I am enjoying two books which seek to extol the power of art. The first is Art Objects: Essays on Ecstasy and Effrontery by Jeanette Winterson. In it she tells us how she moved from being totally disinterested in the visual arts to becoming an ardent lover. For the artist, it is chock full of sentence after quotable sentence, which shocks in recognition. She talks about true artists, in preference to great artists. The difference being in the act of connection.

“We have to recognise that the language of art, is not our mother-tongue.” A useful analogy which sees art as a conversation between the artist and the active partaker, between the art object and the surroundings, between the participant observer and their own self. Once the  novice stage has been passed  in the learning of the language there is, with sufficient time, insight, rapture, transformation and joy.

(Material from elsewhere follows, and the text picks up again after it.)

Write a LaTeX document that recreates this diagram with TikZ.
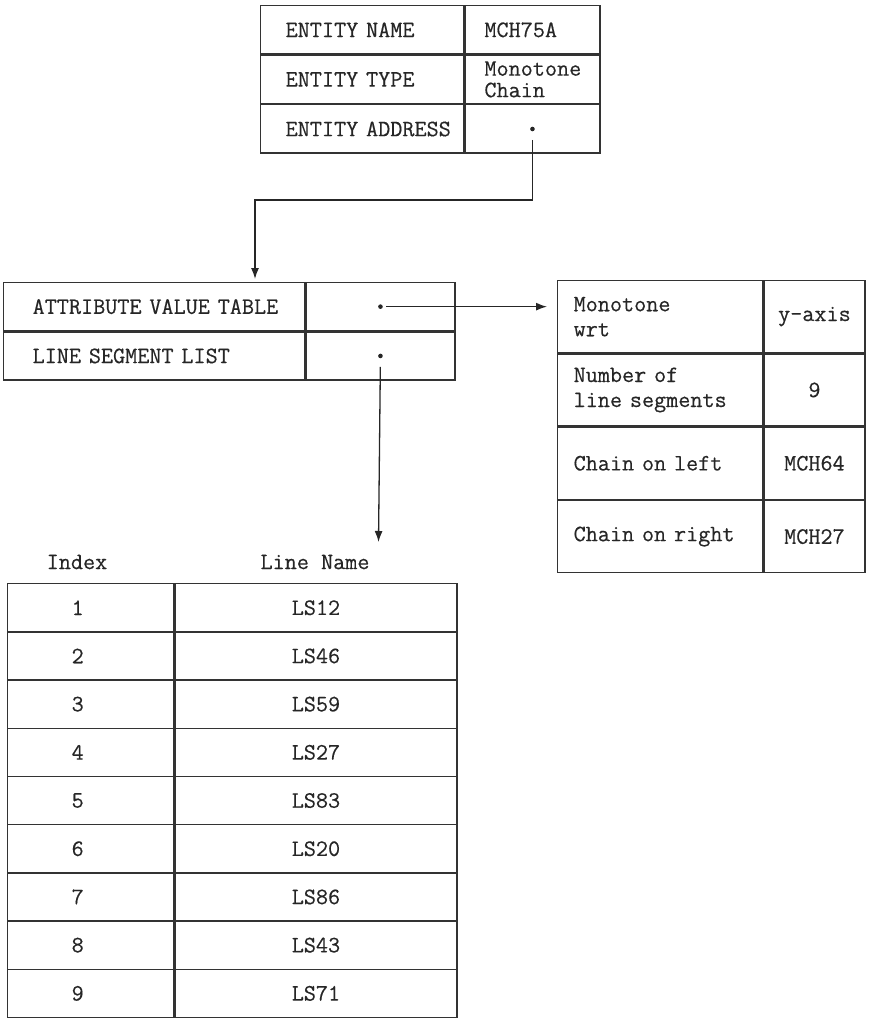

The second book Seeing Slowly: Looking at Modern Art by Michael Findlay also foregrounds connection as the way into art. Here we are guided into noticing how a work of art makes us feel, what it makes us think. It is so refreshing to move on from the “But is it art” debate and instead turn the question onto the person encountering the art object. I love the suggestion to imagine that this work has been made for you. Art, of course, is only a key – the real gateway is attention.

”Why is it art?”Gerald asked, shocked, resentful. “It conveys a complete truth,” said Birkin.  “It contains the whole truth of that state, whatever you feel about it.”

DH Lawrence, Women in Love

And I am returned for a moment to my seventeen year old self, who knew about the potential of art, but did not yet know how to keep that potential alive.